A person who pretends to be what he or she is not.
We are a small coffee farm in one of the most ideal coffee-growing areas of the world: Kona, Hawaii. The name Poseur was chosen because we sort of stumbled into the coffee world when we bought a home on small acreage with what we thought was a relatively small number of coffee trees. Ten months later we were asking ourselves, “How did we miss the fact that we were buying a coffee farm? This is a lot of work!” Five years and countless hours of reading, experimenting, and toil later, we are happily immersed in the world of coffee from farming to French press – and ready to make our coffee available to coffee lovers around the world. While we prefer to think of ourselves as eager learners, friends tell us that our passion is showing. We currently produce enough coffee to drink, give as gifts to friends and family, and sell a couple hundred pounds a year. We are truly an estate coffee in that all of our coffee is grown and processed on our farm.

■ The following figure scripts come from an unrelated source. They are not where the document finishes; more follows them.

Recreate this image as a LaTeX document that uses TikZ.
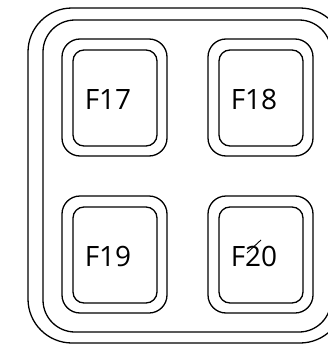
\documentclass[tikz,border=0pt]{standalone}
\usepackage{fontspec}
\setmainfont{Open Sans}
\begin{document}
\begin{tikzpicture}[x=1pt,y=-1pt,line width=1.3pt]
        \useasboundingbox (0,0) rectangle (328,348);
        \draw [rounded corners=44pt] (28,8) rectangle (344,343);
        \draw [rounded corners=32pt] (43,20) rectangle (331,332);
        \foreach \x/\y/\t in {62/39/17, 208/39/18, 62/196/19, 208/196/20} {
            \draw [rounded corners=18pt] (\x,\y) rectangle ++(105,117);
            \draw [rounded corners=11pt] (\x+11,\y+11) rectangle ++(84,96);
            \node [font=\fontsize{28}{28}\selectfont, anchor=base, inner sep=0pt] (f\t) at (\x+46,\y+70) {F\t};
        }
        \draw [line width=0.9pt] (247,253) -- (261,240);
    \end{tikzpicture}
\end{document}
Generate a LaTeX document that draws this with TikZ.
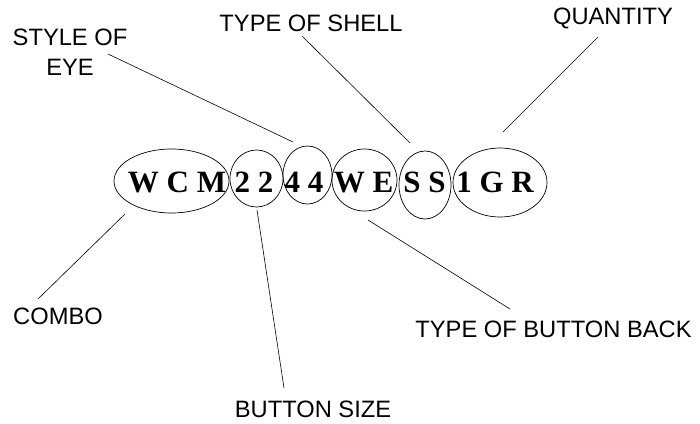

We think of ourselves first and foremost as farmers, producing the best coffee beans we can – you cannot make great coffee without great beans. For us, that starts with healthy soil. We are firm believers in the old adage that “the best fertilizer is the footsteps of the farmer”. We have worked diligently to improve the tilth and microbial health of our soil. We use no herbicides or pesticides in our orchard. This focus on soil health and pruning practices has increasingly produced abundant crops of large, ripe coffee fruit called “cherry”.
While growing great beans is essential to great coffee, there are many other crucial steps to get that quality to your cup. We do everything ourselves: beyond managing the orchard, we help pick the cherry and conduct all processing of the coffee through drying on site. Because we can be hands on at this scale, every step in the is process carefully managed to produce a consist quality cup of coffee. But more about all of that later – look for future blog posts.
We invite you to explore our website to learn more about coffee and all that goes into producing our rich, smooth cup of coffee, and, of course, to buy a bag or two to enjoy for yourself.
Why are Kona, and specifically Holualoa, so ideal for growing coffee?
First, we have deep, well-drained volcanic soil. Second, we receive 40-70 inches of rain a year at the right time of the coffee tree cycle. Coffee likes lots of rain during the fruiting season, which is from April thru September, exactly corresponding to our rainy months. The cooler, dry winter months are perfect for ripening the coffee, completing the harvest, pruning the trees, and blooming of the coffee flowers for the next crop.
The third important characteristic of this area that is critical to great coffee is that at 1850’ elevation we have sunny mornings, cloudy afternoons, and cool nights. The best coffee beans form and ripen slowly, developing greater density for better flavor and bean quality. Coffee evolved as an under-story plant and does best with warm but not hot weather and not too much direct sunlight. And, of course, Hawaii provides plenty of warm weather year-round with no risk of frost or freezing.
We use the wet-processing method, which means we take the pulp, or skins, off of the coffee before drying. The slippery coating on the outside of the beans is removed by fermenting overnight, leaving the beans in a translucent shell called the parchment. Because the coating (‘mucilage’) is sugar-based and quite sweet, we under-ferment the beans to leave a little of this sweetness to influence the flavor of the beans.
After fermentation, the parchment has to be dried. We air/sun dry our coffee for one week on screened racks, stirring them occasionally to prevent any chance of spoilage. To achieve the 10-12% moisture content necessary to retain quality during storage, we complete the drying process in food-grade dryers that can maintain temperatures around 100-105 degrees.
After drying the beans, we store them in the parchment in burlap bags in a climate-controlled room. The parchment protects the beans from losing or gaining moisture and from picking up odors or tastes, which green coffee beans will do readily. The beans can be stored 2-3 years in the parchment and actually mellow when stored this way.
The standard in the coffee industry is to hull the beans (remove the parchment) and ship green beans which are more susceptible to loss of quality than in the parchment. At Poseur we have our parchment hulled in batches through-out the year to minimize storage of green beans prior to roasting. All of the coffee we sell has been aged for at least 10-12 months in the parchment. The most common comment we get about our coffee is that it is very ‘smooth’.
Brewing Good Coffee
Fresh-roasted coffee should be used within a few weeks of opening. We package our roasted beans in heat-sealed, foil-lined pouches which will keep the coffee fresh for about six months.
Our standard roasts are a medium and a medium-dark roast, sometimes referred to as Full City. We believe these both give good body to the coffee while letting the distinctive flavor of Kona come through.
To get the truest flavor of the coffee, we recommend that you use a French Press. Coarse grind a rounded tablespoon of beans per cup of water. Pre-warm the press, add the grounds, and pour hot water (not boiling); stir if needed so all grounds contact the water. Steep for about 3 to 4 minutes and enjoy.